··· Data lines ···

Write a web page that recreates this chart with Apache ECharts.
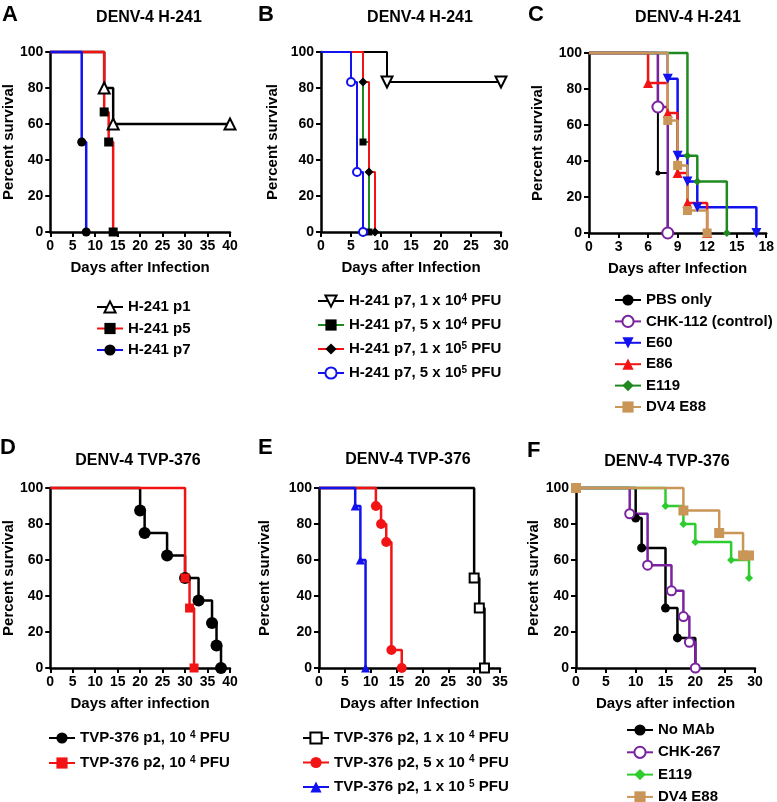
<!DOCTYPE html>
<html>
<head>
<meta charset="utf-8">
<script src="https://cdn.jsdelivr.net/npm/echarts@6/dist/echarts.min.js"></script>
<style>
  html, body { margin: 0; padding: 0; background: #fff; }
  #main { width: 777px; height: 802px; }
</style>
</head>
<body>
<div id="main"></div>
<script>
// survival data, [day, percent]
const panelA_p1 = [[0, 100], [12, 80], [14, 60], [40, 60]];
const panelA_p5 = [[0, 100], [12, 66.7], [13, 50], [14, 0]];
const panelA_p7 = [[0, 100], [7, 50], [8, 0]];

const panelB_1e4 = [[0, 100], [11, 83.3], [30, 83.3]];
const panelB_5e4 = [[0, 100], [7, 50], [8, 0]];
const panelB_1e5 = [[0, 100], [7, 83.3], [8, 33.3], [9, 0]];
const panelB_5e5 = [[0, 100], [5, 83.3], [6, 33.3], [7, 0]];

const panelC_pbs = [[0, 100], [7, 33.3], [8, 0]];
const panelC_chk112 = [[0, 100], [7, 70], [8, 0]];
const panelC_e60 = [[0, 100], [8, 85.7], [9, 42.9], [10, 28.6], [11, 14.3], [17, 0]];
const panelC_e86 = [[0, 100], [6, 83.3], [8, 66.7], [9, 33.3], [10, 16.7], [12, 0]];
const panelC_e119 = [[0, 100], [10, 42.9], [11, 28.6], [14, 0]];
const panelC_dv4e88 = [[0, 100], [8, 62.5], [9, 37.5], [10, 12.5], [12, 0]];

const panelD_p1 = [[0, 100], [20, 87.5], [21, 75], [26, 62.5], [30, 50], [33, 37.5], [36, 25], [37, 12.5], [38, 0]];
const panelD_p2 = [[0, 100], [30, 50], [31, 33.3], [32, 0]];

const panelE_1e4 = [[0, 100], [30, 50], [31, 33.3], [32, 0]];
const panelE_5e4 = [[0, 100], [11, 90], [12, 80], [13, 70], [14, 10], [16, 0]];
const panelE_1e5 = [[0, 100], [7, 90], [8, 60], [9, 0]];

const panelF_nomab = [[0, 100], [10, 83.3], [11, 66.7], [15, 33.3], [17, 16.7], [20, 0]];
const panelF_chk267 = [[0, 100], [9, 85.7], [12, 57.1], [16, 42.9], [18, 28.6], [19, 14.3], [20, 0]];
const panelF_e119 = [[0, 100], [15, 90], [18, 80], [20, 70], [26, 60], [29, 50]];
const panelF_dv4e88 = [[0, 100], [18, 87.5], [24, 75], [28, 62.5], [29, 62.5]];

const panelLetters = ['A', 'B', 'C', 'D', 'E', 'F'];
const panelTitles = ['DENV-4 H-241', 'DENV-4 H-241', 'DENV-4 H-241',
  'DENV-4 TVP-376', 'DENV-4 TVP-376', 'DENV-4 TVP-376'];
const xMax = [40, 30, 18, 40, 35, 30];
const xStep = [5, 5, 3, 5, 5, 5];
const xNames = ['Days after Infection', 'Days after Infection', 'Days after Infection',
  'Days after infection', 'Days after Infection', 'Days after infection'];

const labels = {
  a1: 'H-241 p1', a5: 'H-241 p5', a7: 'H-241 p7',
  b1: 'H-241 p7, 1 x 10{s|4} PFU', b2: 'H-241 p7, 5 x 10{s|4} PFU',
  b3: 'H-241 p7, 1 x 10{s|5} PFU', b4: 'H-241 p7, 5 x 10{s|5} PFU',
  c1: 'PBS only', c2: 'CHK-112 (control)', c3: 'E60', c4: 'E86', c5: 'E119', c6: 'DV4 E88',
  d1: 'TVP-376 p1, 10 {s|4} PFU', d2: 'TVP-376 p2, 10 {s|4} PFU',
  e1: 'TVP-376 p2, 1 x 10 {s|4} PFU', e2: 'TVP-376 p2, 5 x 10 {s|4} PFU', e3: 'TVP-376 p2, 1 x 10 {s|5} PFU',
  f1: 'No MAb', f2: 'CHK-267', f3: 'E119', f4: 'DV4 E88'
};

const FONT = 'Liberation Sans, Arial, sans-serif';
const BLACK = '#000000', RED = '#f21414', BLUE = '#1212ee', GREEN = '#1f8a1f',
  PURPLE = '#7a22a0', TAN = '#c99658', LGREEN = '#2ecc2e';

// grid boxes
const grids = [
  { left: 50, top: 52, width: 180, height: 180 },
  { left: 321, top: 52, width: 180, height: 180 },
  { left: 589, top: 53, width: 179, height: 180 },
  { left: 49, top: 488, width: 181, height: 180 },
  { left: 319, top: 488, width: 181, height: 180 },
  { left: 576, top: 488, width: 179, height: 180 }
];
const yNameGap = [34, 41, 44, 34, 47, 31];

function km(name, data, g, o) {
  const empty = o.symbol.indexOf('empty') === 0;
  return {
    name: name, type: 'line', step: 'end',
    xAxisIndex: g, yAxisIndex: g,
    data: data.map((d, i) => (i === 0 && !o.first) ? { value: d, symbol: 'none' } : d),
    symbol: o.symbol, symbolSize: o.size, symbolRotate: o.rotate || 0,
    showSymbol: true, showAllSymbol: true, clip: false,
    lineStyle: { color: o.color, width: o.width || 2 },
    itemStyle: {
      color: o.mcolor || o.color,
      borderColor: o.mcolor || o.color,
      borderWidth: empty ? 2 : 0
    },
    emphasis: { disabled: true },
    silent: true
  };
}

const series = [
  km('a1', panelA_p1, 0, { color: BLACK, symbol: 'emptyTriangle', size: 11, width: 2.5 }),
  km('a5', panelA_p5, 0, { color: RED, mcolor: BLACK, symbol: 'rect', size: 9, width: 2.5 }),
  km('a7', panelA_p7, 0, { color: BLUE, mcolor: BLACK, symbol: 'circle', size: 9, width: 2.5 }),

  km('b1', panelB_1e4, 1, { color: BLACK, symbol: 'emptyTriangle', size: 11, rotate: 180 }),
  km('b2', panelB_5e4, 1, { color: GREEN, mcolor: BLACK, symbol: 'rect', size: 7 }),
  km('b3', panelB_1e5, 1, { color: RED, mcolor: BLACK, symbol: 'diamond', size: 9 }),
  km('b4', panelB_5e5, 1, { color: BLUE, symbol: 'emptyCircle', size: 8 }),

  km('c1', panelC_pbs, 2, { color: BLACK, symbol: 'circle', size: 5 }),
  km('c2', panelC_chk112, 2, { color: PURPLE, symbol: 'emptyCircle', size: 11, width: 2.5 }),
  km('c3', panelC_e60, 2, { color: BLUE, symbol: 'triangle', size: 10, rotate: 180, width: 2.5 }),
  km('c4', panelC_e86, 2, { color: RED, symbol: 'triangle', size: 10, width: 2.5 }),
  km('c5', panelC_e119, 2, { color: GREEN, symbol: 'diamond', size: 8, width: 2.5 }),
  km('c6', panelC_dv4e88, 2, { color: TAN, symbol: 'rect', size: 9, width: 2.5 }),

  km('d1', panelD_p1, 3, { color: BLACK, symbol: 'circle', size: 12, width: 2.5 }),
  km('d2', panelD_p2, 3, { color: RED, symbol: 'rect', size: 9, width: 2.5 }),

  km('e1', panelE_1e4, 4, { color: BLACK, symbol: 'emptyRect', size: 9, width: 2.5 }),
  km('e2', panelE_5e4, 4, { color: RED, symbol: 'circle', size: 10, width: 2.5 }),
  km('e3', panelE_1e5, 4, { color: BLUE, symbol: 'triangle', size: 9, width: 2.5 }),

  km('f1', panelF_nomab, 5, { color: BLACK, symbol: 'circle', size: 9, width: 2.5 }),
  km('f2', panelF_chk267, 5, { color: PURPLE, symbol: 'emptyCircle', size: 9, width: 2.5 }),
  km('f3', panelF_e119, 5, { color: LGREEN, symbol: 'diamond', size: 8, width: 2.5 }),
  km('f4', panelF_dv4e88, 5, { color: TAN, symbol: 'rect', size: 10, width: 2.5, first: true })
];

const axisCommon = {
  axisLine: { show: true, onZero: false, lineStyle: { color: '#000', width: 2.5 } },
  axisTick: { show: true, length: 5, lineStyle: { color: '#000', width: 2 } },
  splitLine: { show: false },
  axisLabel: { color: '#000', fontFamily: FONT, fontWeight: 'bold', fontSize: 14, margin: 7 },
  nameTextStyle: { color: '#000', fontFamily: FONT, fontWeight: 'bold', fontSize: 15 }
};

const xAxes = grids.map((g, i) => Object.assign({}, axisCommon, {
  type: 'value', gridIndex: i, min: 0, max: xMax[i], interval: xStep[i],
  name: xNames[i], nameLocation: 'middle', nameGap: 28
}));
const yAxes = grids.map((g, i) => Object.assign({}, axisCommon, {
  type: 'value', gridIndex: i, min: 0, max: 100, interval: 20,
  name: 'Percent survival', nameLocation: 'middle', nameRotate: 90, nameGap: yNameGap[i]
}));

function legend(names, left, top, gap) {
  return {
    data: names, left: left, top: top, orient: 'vertical',
    width: 200, height: 200, padding: 0,
    itemWidth: 26, itemHeight: 14, itemGap: gap, selectedMode: false,
    formatter: n => labels[n],
    textStyle: {
      color: '#000', fontFamily: FONT, fontWeight: 'bold', fontSize: 15, lineHeight: 16,
      rich: { s: { fontSize: 10, fontWeight: 'bold', fontFamily: FONT, color: '#000', verticalAlign: 'top', lineHeight: 8 } }
    }
  };
}

const titleSpots = [[149, 18], [420, 18], [688, 18], [138, 461], [408, 460], [667, 462]];
const letterSpots = [[2, 4], [258, 4], [528, 4], [0, 437], [258, 437], [527, 440]];
const graphics = [];
panelTitles.forEach((t, i) => graphics.push({
  type: 'text', x: titleSpots[i][0], y: titleSpots[i][1],
  style: { text: t, fill: '#000', font: 'bold 16px ' + FONT, textAlign: 'center', textVerticalAlign: 'middle' }
}));
panelLetters.forEach((t, i) => graphics.push({
  type: 'text', x: letterSpots[i][0], y: letterSpots[i][1],
  style: { text: t, fill: '#000', font: 'bold 22px ' + FONT, textAlign: 'left', textVerticalAlign: 'top' }
}));

const chart = echarts.init(document.getElementById('main'), null, { renderer: 'canvas' });
chart.setOption({
  animation: false,
  backgroundColor: '#fff',
  grid: grids,
  xAxis: xAxes,
  yAxis: yAxes,
  legend: [
    legend(['a1', 'a5', 'a7'], 96, 299, 5.5),
    legend(['b1', 'b2', 'b3', 'b4'], 317, 293, 8),
    legend(['c1', 'c2', 'c3', 'c4', 'c5', 'c6'], 614, 292, 5.4),
    legend(['d1', 'd2'], 48, 730, 9),
    legend(['e1', 'e2', 'e3'], 302, 730, 8.5),
    legend(['f1', 'f2', 'f3', 'f4'], 626, 722, 6.3)
  ],
  graphic: graphics,
  series: series
});
</script>
</body>
</html>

···

** Work to complete **
Restate the material word for word from its first line through the line containing "const panelB_5e5 = [[0, 100], [5, 83.3], [6, 33.3], [7, 0]];", both included; the pictures do not belong in it.

** Solution to the problem **
Write a web page that recreates this chart with Apache ECharts.
<!DOCTYPE html>
<html>
<head>
<meta charset="utf-8">
<script src="https://cdn.jsdelivr.net/npm/echarts@6/dist/echarts.min.js"></script>
<style>
  html, body { margin: 0; padding: 0; background: #fff; }
  #main { width: 777px; height: 802px; }
</style>
</head>
<body>
<div id="main"></div>
<script>
// survival data, [day, percent]
const panelA_p1 = [[0, 100], [12, 80], [14, 60], [40, 60]];
const panelA_p5 = [[0, 100], [12, 66.7], [13, 50], [14, 0]];
const panelA_p7 = [[0, 100], [7, 50], [8, 0]];

const panelB_1e4 = [[0, 100], [11, 83.3], [30, 83.3]];
const panelB_5e4 = [[0, 100], [7, 50], [8, 0]];
const panelB_1e5 = [[0, 100], [7, 83.3], [8, 33.3], [9, 0]];
const panelB_5e5 = [[0, 100], [5, 83.3], [6, 33.3], [7, 0]];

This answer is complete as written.